Candidate completes Nevada walk in Laughlin
LAUGHLIN — Jay Craddock, a Democrat from Las Vegas seeking to unseat U.S. Sen. Dean Heller in 2018, completed his 630-mile walking tour of the Silver State on Saturday by arriving in Laughlin.
“There’s a corruption in our Congress. It’s rotted, I want to go there and fix it,” Craddock said.
Craddock, 58, said the need is pressing enough that not changing how things are done in Washington D.C. might result in “a revolution.”
“Our country wouldn’t exist without capitalism, but capitalism has moved away from being reasonable,” he noted.
Craddock said that gerrymandering — a practice to draw congressional or legislative districts for the benefit of one party — is again a widespread practice, and that Republicans’ American Health Care Act is “a nothing but huge a tax break.”
He met and spoke to a large number of people across the state. He began the walk in McDermitt and finished about halfway across the Laughlin-Bullhead bridge, essentially the Nevada-Arizona state line. Near the end of the campaign journey, his walking stick broke and he went down in a wooded area. He had cuts on his hands, legs and arms but was in good spirits. And he was very happy not to have to walk very far that day.
He said the walk provided him with long spans of solitude and helped him focus on what he needs to do, now that he was able to find out what Nevadans want to see accomplished by their U.S. senator. Those thought processes during the walking stints — the average daily distance was 10 miles — also resulted in “boosting my confidence to lead,” he said.

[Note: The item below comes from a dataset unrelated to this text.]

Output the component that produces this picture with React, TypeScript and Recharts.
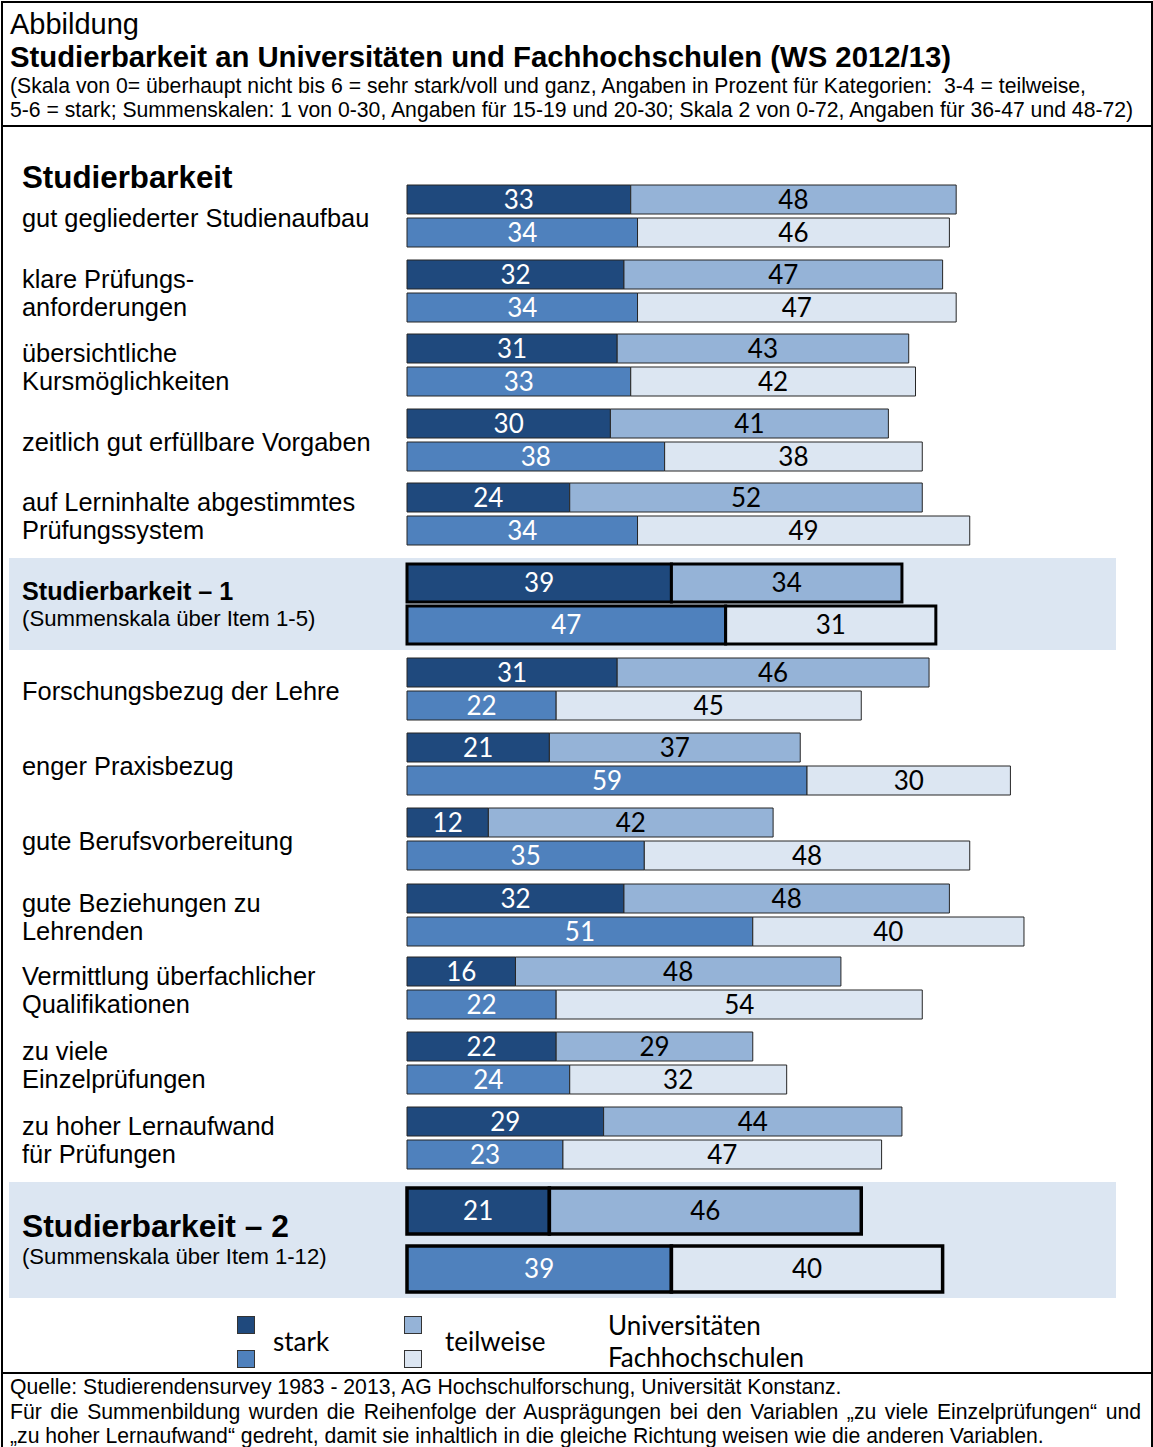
import { Bar, BarChart, Cell, LabelList, XAxis, YAxis } from "recharts";

// Werte in Prozent, Reihenfolge wie in der Abbildung (Zeile 6 und 14 = Summenskalen)
const LABELS = [
  "gut gegliederter Studienaufbau",
  "klare Prüfungs-\nanforderungen",
  "übersichtliche\nKursmöglichkeiten",
  "zeitlich gut erfüllbare Vorgaben",
  "auf Lerninhalte abgestimmtes\nPrüfungssystem",
  "Studierbarkeit – 1\n(Summenskala über Item 1-5)",
  "Forschungsbezug der Lehre",
  "enger Praxisbezug",
  "gute Berufsvorbereitung",
  "gute Beziehungen zu\nLehrenden",
  "Vermittlung überfachlicher\nQualifikationen",
  "zu viele\nEinzelprüfungen",
  "zu hoher Lernaufwand\nfür Prüfungen",
  "Studierbarkeit – 2\n(Summenskala über Item 1-12)",
];
const SUMMARY_ROWS = [5, 13];

const UNI_STARK = [33, 32, 31, 30, 24, 39, 31, 21, 12, 32, 16, 22, 29, 21];
const UNI_TEILWEISE = [48, 47, 43, 41, 52, 34, 46, 37, 42, 48, 48, 29, 44, 46];
const FH_STARK = [34, 34, 33, 38, 34, 47, 22, 59, 35, 51, 22, 24, 23, 39];
const FH_TEILWEISE = [46, 47, 42, 38, 49, 31, 45, 30, 48, 40, 54, 32, 47, 40];

const SCHOOLS = ["Universitäten", "Fachhochschulen"];
const CATEGORIES = ["stark", "teilweise"];

const colors = {
  uniStark: "#1F497D",
  uniTeil: "#95B3D7",
  fhStark: "#4F81BD",
  fhTeil: "#DCE6F2",
  band: "#DCE6F2",
};

// Layout (oberer Rand jeder Zeile in px)
const ROW_TOP = [183, 258, 332, 407, 481, 558, 656, 731, 806, 882, 955, 1030, 1105, 1182];

const SANS = "'Liberation Sans', Arial, sans-serif";
const BAR_FONT = "Lato, 'Open Sans', sans-serif";

const rowGeometry = (i: number) => {
  if (i === 5) return { height: 92, margin: 4, barSize: 38, strokeWidth: 3, stroke: "#000" };
  if (i === 13) return { height: 116, margin: 0, barSize: 46, strokeWidth: 3.5, stroke: "#000" };
  return { height: 66, margin: 0, barSize: 29, strokeWidth: 1, stroke: "#262626" };
};

const PairChart = ({ i }: { i: number }) => {
  const g = rowGeometry(i);
  const data = [
    { school: SCHOOLS[0], stark: UNI_STARK[i], teilweise: UNI_TEILWEISE[i] },
    { school: SCHOOLS[1], stark: FH_STARK[i], teilweise: FH_TEILWEISE[i] },
  ];
  const labelStyle = { fontFamily: BAR_FONT, fontSize: 26 };
  return (
    <BarChart
      layout="vertical"
      width={684}
      height={g.height}
      data={data}
      margin={{ top: g.margin, bottom: g.margin, left: 3, right: 3 }}
      barSize={g.barSize}
      barCategoryGap={0}
    >
      <XAxis type="number" domain={[0, 100]} hide />
      <YAxis type="category" dataKey="school" hide />
      <Bar
        dataKey={CATEGORIES[0]}
        stackId="a"
        isAnimationActive={false}
        stroke={g.stroke}
        strokeWidth={g.strokeWidth}
      >
        {data.map((d, j) => (
          <Cell key={d.school} fill={j === 0 ? colors.uniStark : colors.fhStark} />
        ))}
        <LabelList dataKey={CATEGORIES[0]} position="center" fill="#fff" style={labelStyle} />
      </Bar>
      <Bar
        dataKey={CATEGORIES[1]}
        stackId="a"
        isAnimationActive={false}
        stroke={g.stroke}
        strokeWidth={g.strokeWidth}
      >
        {data.map((d, j) => (
          <Cell key={d.school} fill={j === 0 ? colors.uniTeil : colors.fhTeil} />
        ))}
        <LabelList dataKey={CATEGORIES[1]} position="center" fill="#000" style={labelStyle} />
      </Bar>
    </BarChart>
  );
};

const RowLabel = ({ i }: { i: number }) => {
  const lines = LABELS[i].split("\n");
  if (i === 5) {
    return (
      <div style={{ lineHeight: "28px", marginTop: 2 }}>
        <div style={{ fontWeight: "bold", fontSize: 25.2 }}>{lines[0]}</div>
        <div style={{ fontSize: 22.2 }}>{lines[1]}</div>
      </div>
    );
  }
  if (i === 13) {
    return (
      <div>
        <div style={{ fontWeight: "bold", fontSize: 31.8, lineHeight: "34px" }}>{lines[0]}</div>
        <div style={{ fontSize: 22.1, lineHeight: "28px" }}>{lines[1]}</div>
      </div>
    );
  }
  return (
    <div style={{ fontSize: 25.4, lineHeight: "28px", marginTop: 4 }}>
      {lines.map((l) => (
        <div key={l}>{l}</div>
      ))}
    </div>
  );
};

const LegendBox = ({ x, y, color }: { x: number; y: number; color: string }) => (
  <div
    style={{
      position: "absolute",
      left: x,
      top: y,
      width: 16,
      height: 16,
      background: color,
      border: "1px solid #333",
    }}
  />
);

const legendText = (x: number, y: number, text: string) => (
  <div
    style={{
      position: "absolute",
      left: x,
      top: y - 16,
      height: 32,
      lineHeight: "32px",
      fontFamily: BAR_FONT,
      fontSize: 26,
    }}
  >
    {text}
  </div>
);

export default function App() {
  return (
    <div
      style={{
        position: "absolute",
        left: 0,
        top: 0,
        width: 1153,
        height: 1447,
        background: "#fff",
        fontFamily: SANS,
        color: "#000",
        overflow: "hidden",
      }}
    >
      {/* Rahmen */}
      <div
        style={{
          position: "absolute",
          left: 1,
          top: 1,
          width: 1148,
          height: 1450,
          border: "2px solid #000",
        }}
      />
      <div style={{ position: "absolute", left: 1, top: 125, width: 1150, height: 2, background: "#000" }} />
      <div style={{ position: "absolute", left: 1, top: 1372, width: 1150, height: 2, background: "#000" }} />

      {/* Kopf */}
      <div style={{ position: "absolute", left: 10, top: 7, fontSize: 29, lineHeight: "34px" }}>Abbildung</div>
      <div style={{ position: "absolute", left: 10, top: 40, fontSize: 29.3, lineHeight: "34px", fontWeight: "bold" }}>
        Studierbarkeit an Universitäten und Fachhochschulen (WS 2012/13)
      </div>
      <div
        style={{
          position: "absolute",
          left: 10,
          top: 74,
          fontSize: 21.2,
          lineHeight: "24px",
          width: 1145,
          whiteSpace: "nowrap",
        }}
      >
        <div>
          (Skala von 0= überhaupt nicht bis 6 = sehr stark/voll und ganz, Angaben in Prozent für Kategorien:&nbsp; 3-4 = teilweise,
        </div>
        <div>
          5-6 = stark; Summenskalen: 1 von 0-30, Angaben für 15-19 und 20-30; Skala 2 von 0-72, Angaben für 36-47 und 48-72)
        </div>
      </div>

      {/* Überschrift */}
      <div style={{ position: "absolute", left: 22, top: 160, fontSize: 31.3, fontWeight: "bold", lineHeight: "36px" }}>
        Studierbarkeit
      </div>

      {/* Hintergrundbänder der Summenskalen */}
      {SUMMARY_ROWS.map((i) => (
        <div
          key={i}
          style={{
            position: "absolute",
            left: 9,
            top: ROW_TOP[i],
            width: 1107,
            height: rowGeometry(i).height,
            background: colors.band,
          }}
        />
      ))}

      {LABELS.map((_, i) => {
        const g = rowGeometry(i);
        return (
          <div key={i} style={{ position: "absolute", left: 0, top: ROW_TOP[i], width: 1153, height: g.height }}>
            <div
              style={{
                position: "absolute",
                left: 22,
                top: 0,
                height: g.height,
                display: "flex",
                alignItems: "center",
                whiteSpace: "nowrap",
              }}
            >
              <RowLabel i={i} />
            </div>
            <div style={{ position: "absolute", left: 404, top: 0 }}>
              <PairChart i={i} />
            </div>
          </div>
        );
      })}

      {/* Legende */}
      <LegendBox x={237} y={1316} color={colors.uniStark} />
      <LegendBox x={237} y={1350} color={colors.fhStark} />
      <LegendBox x={404} y={1316} color={colors.uniTeil} />
      <LegendBox x={404} y={1350} color={colors.fhTeil} />
      {legendText(273, 1341, CATEGORIES[0])}
      {legendText(445, 1341, CATEGORIES[1])}
      {legendText(608, 1325, SCHOOLS[0])}
      {legendText(608, 1357, SCHOOLS[1])}

      {/* Fußzeile */}
      <div
        style={{
          position: "absolute",
          left: 10,
          top: 1375,
          width: 1131,
          fontSize: 21.2,
          lineHeight: "24.5px",
          whiteSpace: "nowrap",
        }}
      >
        <div>Quelle: Studierendensurvey 1983 - 2013, AG Hochschulforschung, Universität Konstanz.</div>
        <div style={{ textAlign: "justify", textAlignLast: "justify", whiteSpace: "normal" }}>
          Für die Summenbildung wurden die Reihenfolge der Ausprägungen bei den Variablen „zu viele Einzelprüfungen“ und
        </div>
        <div>„zu hoher Lernaufwand“ gedreht, damit sie inhaltlich in die gleiche Richtung weisen wie die anderen Variablen.</div>
      </div>
    </div>
  );
}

A ceremonial finish line was set up in a parking lot near the Colorado River Heritage Greenway Park and Trails area, but to complete the advertised 630 miles Craddock had to walk halfway across the bridge. Craddock completed most of the final 6-mile stretch with his brother, Robert, who stepped aside so the candidate could break the highly decorated tape and walk through the narrow pedestrian walkway of the bridge.

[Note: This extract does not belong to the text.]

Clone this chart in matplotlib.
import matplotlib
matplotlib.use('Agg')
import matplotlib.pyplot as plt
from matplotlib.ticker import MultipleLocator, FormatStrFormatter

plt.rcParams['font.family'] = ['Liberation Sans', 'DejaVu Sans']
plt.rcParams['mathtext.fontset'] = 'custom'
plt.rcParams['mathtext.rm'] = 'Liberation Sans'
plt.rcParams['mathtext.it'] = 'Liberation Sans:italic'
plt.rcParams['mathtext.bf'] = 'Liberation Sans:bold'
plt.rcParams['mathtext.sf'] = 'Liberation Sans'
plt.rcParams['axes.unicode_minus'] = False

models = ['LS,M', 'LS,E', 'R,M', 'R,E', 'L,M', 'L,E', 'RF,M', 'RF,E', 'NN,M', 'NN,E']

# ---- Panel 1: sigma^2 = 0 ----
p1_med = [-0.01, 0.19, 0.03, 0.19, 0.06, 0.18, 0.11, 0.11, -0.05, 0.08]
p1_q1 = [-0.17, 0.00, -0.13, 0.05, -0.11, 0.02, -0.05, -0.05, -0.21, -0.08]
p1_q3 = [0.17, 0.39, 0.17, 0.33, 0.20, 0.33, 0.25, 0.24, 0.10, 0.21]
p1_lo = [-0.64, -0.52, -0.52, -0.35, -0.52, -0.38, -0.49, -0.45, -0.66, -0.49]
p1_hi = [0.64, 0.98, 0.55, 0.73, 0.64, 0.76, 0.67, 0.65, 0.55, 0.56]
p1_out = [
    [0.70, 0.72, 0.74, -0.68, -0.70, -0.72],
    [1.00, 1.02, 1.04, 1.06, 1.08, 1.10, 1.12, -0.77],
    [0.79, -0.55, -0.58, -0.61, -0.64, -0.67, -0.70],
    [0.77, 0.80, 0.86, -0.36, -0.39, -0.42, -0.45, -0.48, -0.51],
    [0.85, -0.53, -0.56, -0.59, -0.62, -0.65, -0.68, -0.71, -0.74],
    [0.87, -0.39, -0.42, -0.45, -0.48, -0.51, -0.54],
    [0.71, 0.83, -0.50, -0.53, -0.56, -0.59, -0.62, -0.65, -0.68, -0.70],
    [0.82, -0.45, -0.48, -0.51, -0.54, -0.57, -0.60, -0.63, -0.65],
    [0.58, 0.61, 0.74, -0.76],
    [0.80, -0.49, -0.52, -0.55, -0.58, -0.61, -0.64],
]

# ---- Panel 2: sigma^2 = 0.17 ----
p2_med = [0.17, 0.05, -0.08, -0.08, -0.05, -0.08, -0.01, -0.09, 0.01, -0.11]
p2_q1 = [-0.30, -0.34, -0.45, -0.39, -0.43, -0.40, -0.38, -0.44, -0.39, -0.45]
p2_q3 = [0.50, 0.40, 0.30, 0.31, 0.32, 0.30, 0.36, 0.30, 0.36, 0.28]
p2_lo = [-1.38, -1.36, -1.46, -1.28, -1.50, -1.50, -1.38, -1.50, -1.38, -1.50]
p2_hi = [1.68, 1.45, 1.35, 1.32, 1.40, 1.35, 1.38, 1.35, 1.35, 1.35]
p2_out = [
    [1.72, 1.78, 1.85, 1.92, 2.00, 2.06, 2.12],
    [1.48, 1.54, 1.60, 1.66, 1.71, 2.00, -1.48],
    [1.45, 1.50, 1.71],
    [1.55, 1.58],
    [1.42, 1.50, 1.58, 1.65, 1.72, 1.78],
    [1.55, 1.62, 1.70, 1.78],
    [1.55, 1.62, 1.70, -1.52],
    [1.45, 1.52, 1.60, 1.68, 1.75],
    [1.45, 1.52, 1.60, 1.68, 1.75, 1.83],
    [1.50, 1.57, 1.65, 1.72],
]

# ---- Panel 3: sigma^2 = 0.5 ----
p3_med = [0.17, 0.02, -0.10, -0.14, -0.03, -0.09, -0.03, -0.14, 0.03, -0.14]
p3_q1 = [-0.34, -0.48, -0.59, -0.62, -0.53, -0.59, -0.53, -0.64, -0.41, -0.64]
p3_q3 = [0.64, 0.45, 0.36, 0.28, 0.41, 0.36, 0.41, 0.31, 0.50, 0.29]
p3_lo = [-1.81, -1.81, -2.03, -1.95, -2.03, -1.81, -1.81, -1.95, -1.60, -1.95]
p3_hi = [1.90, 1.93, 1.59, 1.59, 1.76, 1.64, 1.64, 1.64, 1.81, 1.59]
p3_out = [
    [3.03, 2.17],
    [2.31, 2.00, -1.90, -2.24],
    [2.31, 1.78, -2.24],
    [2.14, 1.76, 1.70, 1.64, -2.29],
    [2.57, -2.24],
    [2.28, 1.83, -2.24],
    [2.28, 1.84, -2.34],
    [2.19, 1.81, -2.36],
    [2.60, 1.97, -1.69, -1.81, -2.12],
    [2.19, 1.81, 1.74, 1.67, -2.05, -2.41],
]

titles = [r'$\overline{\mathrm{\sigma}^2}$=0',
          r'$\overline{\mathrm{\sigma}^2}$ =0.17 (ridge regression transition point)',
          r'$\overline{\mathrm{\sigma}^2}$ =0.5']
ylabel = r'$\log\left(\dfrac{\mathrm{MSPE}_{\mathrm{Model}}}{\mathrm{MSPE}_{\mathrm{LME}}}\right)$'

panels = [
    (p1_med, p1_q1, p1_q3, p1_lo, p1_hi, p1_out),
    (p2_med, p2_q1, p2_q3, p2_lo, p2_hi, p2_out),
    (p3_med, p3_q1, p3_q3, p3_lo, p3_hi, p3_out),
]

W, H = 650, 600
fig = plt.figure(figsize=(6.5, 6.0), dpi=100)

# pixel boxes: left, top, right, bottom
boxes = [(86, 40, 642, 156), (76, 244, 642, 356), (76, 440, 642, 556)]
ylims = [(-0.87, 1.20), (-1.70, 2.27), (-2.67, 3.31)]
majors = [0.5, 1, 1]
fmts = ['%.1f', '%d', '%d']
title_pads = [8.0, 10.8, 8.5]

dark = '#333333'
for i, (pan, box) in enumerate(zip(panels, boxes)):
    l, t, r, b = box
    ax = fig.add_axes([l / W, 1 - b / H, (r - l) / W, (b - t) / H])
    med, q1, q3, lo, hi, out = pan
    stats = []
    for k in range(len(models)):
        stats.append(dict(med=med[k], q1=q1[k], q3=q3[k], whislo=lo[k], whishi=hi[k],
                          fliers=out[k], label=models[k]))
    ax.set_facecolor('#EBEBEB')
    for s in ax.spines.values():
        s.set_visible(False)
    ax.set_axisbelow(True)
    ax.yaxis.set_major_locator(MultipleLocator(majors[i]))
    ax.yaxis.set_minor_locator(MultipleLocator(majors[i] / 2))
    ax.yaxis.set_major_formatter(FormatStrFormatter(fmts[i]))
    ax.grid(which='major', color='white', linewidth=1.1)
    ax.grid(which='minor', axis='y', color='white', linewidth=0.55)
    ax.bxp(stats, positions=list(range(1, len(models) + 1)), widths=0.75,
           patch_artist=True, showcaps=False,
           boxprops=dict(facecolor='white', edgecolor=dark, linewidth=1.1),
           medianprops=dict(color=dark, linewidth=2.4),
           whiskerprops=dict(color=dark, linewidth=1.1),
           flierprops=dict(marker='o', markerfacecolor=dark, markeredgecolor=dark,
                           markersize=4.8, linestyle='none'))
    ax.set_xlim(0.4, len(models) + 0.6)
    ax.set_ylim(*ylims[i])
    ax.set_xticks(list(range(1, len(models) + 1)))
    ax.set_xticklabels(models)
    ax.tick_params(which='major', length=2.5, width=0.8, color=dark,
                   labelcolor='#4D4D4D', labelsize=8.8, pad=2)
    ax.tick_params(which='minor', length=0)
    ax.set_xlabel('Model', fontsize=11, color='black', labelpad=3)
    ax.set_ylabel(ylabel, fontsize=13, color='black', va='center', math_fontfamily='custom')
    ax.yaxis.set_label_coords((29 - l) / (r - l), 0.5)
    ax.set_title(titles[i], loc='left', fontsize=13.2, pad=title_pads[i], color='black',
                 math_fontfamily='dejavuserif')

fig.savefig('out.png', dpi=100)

His fiancee, Anne Phillips, followed closely behind, shooting video of his final steps on mobile phone. She gave him a huge congratulatory hug once he reached the endpoint of the journey, which was inspired by a similar trip taken by former U.S. Sen. Max Baucus, D-Mont., in 1974 when he was a young state legislator eyeing a U.S. Congressional seat. He ultimately became Montana’s longest-serving U.S. senator.

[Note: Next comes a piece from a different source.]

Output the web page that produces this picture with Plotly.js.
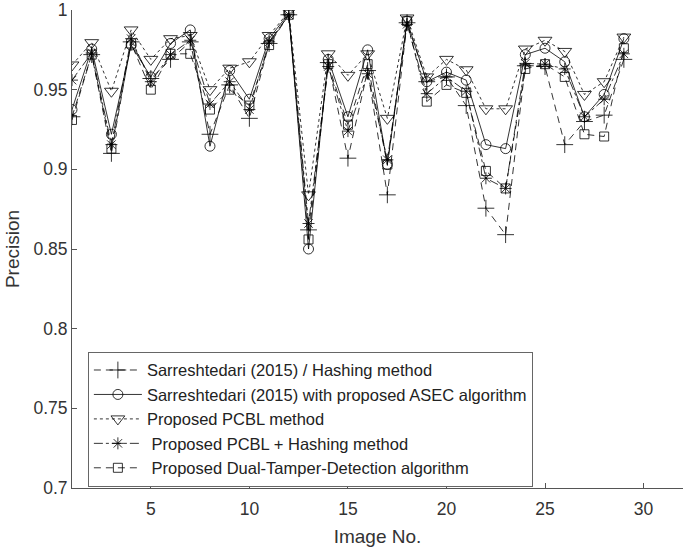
<!DOCTYPE html>
<html>
<head>
<meta charset="utf-8">
<script src="https://cdn.plot.ly/plotly-3.0.1.min.js"></script>
<style>html,body{margin:0;padding:0;background:#fff;}#chart{width:685px;height:550px;}</style>
</head>
<body>
<div id="chart"></div>
<script>
const imageNo = [1,2,3,4,5,6,7,8,9,10,11,12,13,14,15,16,17,18,19,20,21,22,23,24,25,26,27,28,29];
const hashing = [0.933,0.972,0.910,0.980,0.957,0.969,0.980,0.922,0.953,0.932,0.979,0.997,0.862,0.967,0.907,0.962,0.884,0.992,0.955,0.958,0.940,0.8756,0.859,0.965,0.9645,0.9155,0.930,0.934,0.969];
const asec = [0.9375,0.9755,0.922,0.978,0.958,0.979,0.9875,0.9145,0.962,0.944,0.982,0.998,0.850,0.969,0.933,0.975,0.903,0.993,0.955,0.961,0.956,0.9155,0.913,0.972,0.976,0.9675,0.933,0.947,0.982];
const pcbl = [0.9655,0.9795,0.949,0.9875,0.969,0.982,0.984,0.950,0.9635,0.9675,0.984,0.999,0.884,0.9725,0.959,0.9725,0.932,0.995,0.958,0.969,0.9625,0.938,0.938,0.9755,0.981,0.974,0.947,0.955,0.983];
const pcblHash = [0.956,0.973,0.9155,0.982,0.955,0.972,0.981,0.941,0.955,0.9375,0.980,0.997,0.866,0.9645,0.924,0.960,0.906,0.991,0.9475,0.958,0.949,0.8944,0.888,0.9665,0.966,0.963,0.933,0.944,0.9725];
const dual = [0.931,0.972,0.913,0.979,0.950,0.9725,0.9725,0.9375,0.950,0.940,0.978,0.997,0.856,0.966,0.928,0.966,0.903,0.993,0.9425,0.953,0.948,0.899,0.888,0.963,0.966,0.958,0.922,0.9206,0.976];
const names = [
  "Sarreshtedari (2015) / Hashing method",
  "Sarreshtedari (2015) with proposed ASEC algorithm",
  "Proposed PCBL method",
  " Proposed PCBL + Hashing method",
  " Proposed Dual-Tamper-Detection algorithm"
];
const yTicks = [0.7,0.75,0.8,0.85,0.9,0.95,1];
const xTicks = [5,10,15,20,25,30];

function tr(y, name, dash, symbol, size) {
  return {
    x: imageNo, y: y, name: name, type: 'scatter', mode: 'lines+markers',
    line: {color: '#000', width: 0.8, dash: dash},
    marker: {symbol: symbol, size: size, color: '#000', line: {color: '#000', width: 0.8}}
  };
}
const data = [
  tr(hashing, names[0], '7px,5px', 'cross-thin-open', 12),
  tr(asec, names[1], 'solid', 'circle-open', 10),
  tr(pcbl, names[2], 'dot', 'triangle-down-open', 12),
  tr(pcblHash, names[3], 'dashdot', 'asterisk-open', 10),
  tr(dual, names[4], '7px,5px', 'square-open', 9)
];
const axisCol = '#555';
const txtCol = '#333';
const layout = {
  width: 685, height: 550,
  margin: {l: 72, r: 2, t: 10, b: 62},
  paper_bgcolor: '#fff', plot_bgcolor: '#fff',
  font: {family: 'Liberation Sans, Arial, sans-serif', color: txtCol, size: 17},
  showlegend: true,
  legend: {
    x: 0.026, y: 0.285, xanchor: 'left', yanchor: 'top',
    bgcolor: '#fff', bordercolor: '#666', borderwidth: 1,
    font: {size: 16.5, color: '#222'}, itemwidth: 48, tracegroupgap: 0
  },
  xaxis: {
    range: [1, 32], tickvals: xTicks, ticktext: xTicks.map(String),
    ticks: 'inside', ticklen: 5, tickcolor: axisCol, tickwidth: 1,
    showline: true, linecolor: axisCol, linewidth: 1, showgrid: false, zeroline: false,
    tickfont: {size: 17.5, color: txtCol}, ticklabeloverflow: 'allow', ticklabelstandoff: 5,
    title: {text: 'Image No.', font: {size: 19, color: txtCol}, standoff: 11}
  },
  yaxis: {
    range: [0.7, 1], tickvals: yTicks, ticktext: yTicks.map(String),
    ticks: 'inside', ticklen: 5, tickcolor: axisCol, tickwidth: 1,
    showline: true, linecolor: axisCol, linewidth: 1, showgrid: false, zeroline: false,
    tickfont: {size: 17.5, color: txtCol}, ticklabeloverflow: 'allow',
    title: {text: 'Precision', font: {size: 19, color: txtCol}, standoff: 8}
  }
};
Plotly.newPlot('chart', data, layout, {displayModeBar: false, staticPlot: true});
</script>
</body>
</html>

Craddock’s father, Robert, served in the Nevada Assembly from 1972-88. Jay described his father not as a “politician” but as a “statesman.”
While he said he believes not having been a political officeholder is an attribute, Craddock also said it’s important to understand the role and responsibilities of the job. He said he watched his father serve Nevadans in Carson City. And he studied history, humanities and civilization at Columbia University and obtained a master’s degree in public administration at the University of Nevada, Las Vegas.
He took a different career path, spending 27 years with the North Las Vegas Fire Department. He’s now retired but served as a firefighter-paramedic and captain. He said he considers as career highlights getting an advanced department emergency medical program established and being chosen by other members of the department as vice president of the firefighters union local.
A self-described moderate Democrat, Craddock said he considers himself pro-states rights — unusual for a Democrat. He was an active supporter of now-retired senator Harry Reid, but he noticed Reid changed over the years to become “more thoughtful about something other than us.”
His party is the party “of science” and “rational decision making” while the Republicans base public policy decisions “on chance,” he said.
He said the GOP putting hope in President Donald Trump as its leader resulted in “shooting themselves in the foot.” The Democrats, however, still need to come together after the “schism” of the presidential primary that pitted progressives against more centrist members of the party after a tough contest between former U.S. Sen. and Secretary of State Hillary Clinton and U.S. Sen. Bernie Sanders.
There is hope, he said. The Nevada Democratic Party has “a great deal of positive energy going for it,” he noted.
Craddock said he wants to see private money out of politics, term limits on those elected to Congress and thinks a line-item veto for the chief executive could help curb the addition of bad amendments to good legislation. He emphasized that it’s something presidents have long needed and that future presidents will be able to use it to make beneficial changes. It also would allow voters to figure out which members of the House and Senate made the additions so they have that information available in subsequent elections, he said.
The tax system needs a complete overhaul because politicians are “selling our tax code for political donations,” he said. “We need a flat tax.”
Many people still believe the Democrats want to take people’s guns away but that’s not the case, he insisted.
“What if zombies attack?” he joked. “But, really, I think it’s already been proven that (Democrats) have no interest in getting rid of the Second Amendment.”
Two important issues for the Colorado River region are obtaining funding for a second bridge to allow access between Bullhead City and Laughlin and securing water rights agreements, he said. He said a second bridge — planned for construction south of Laughlin across from the Mohave Crossroads shopping center in Bullhead City — is a safety issue.
Heller, seeking a second six-year term, is considered one of the more vulnerable Republican incumbents in the 2018 Senate election.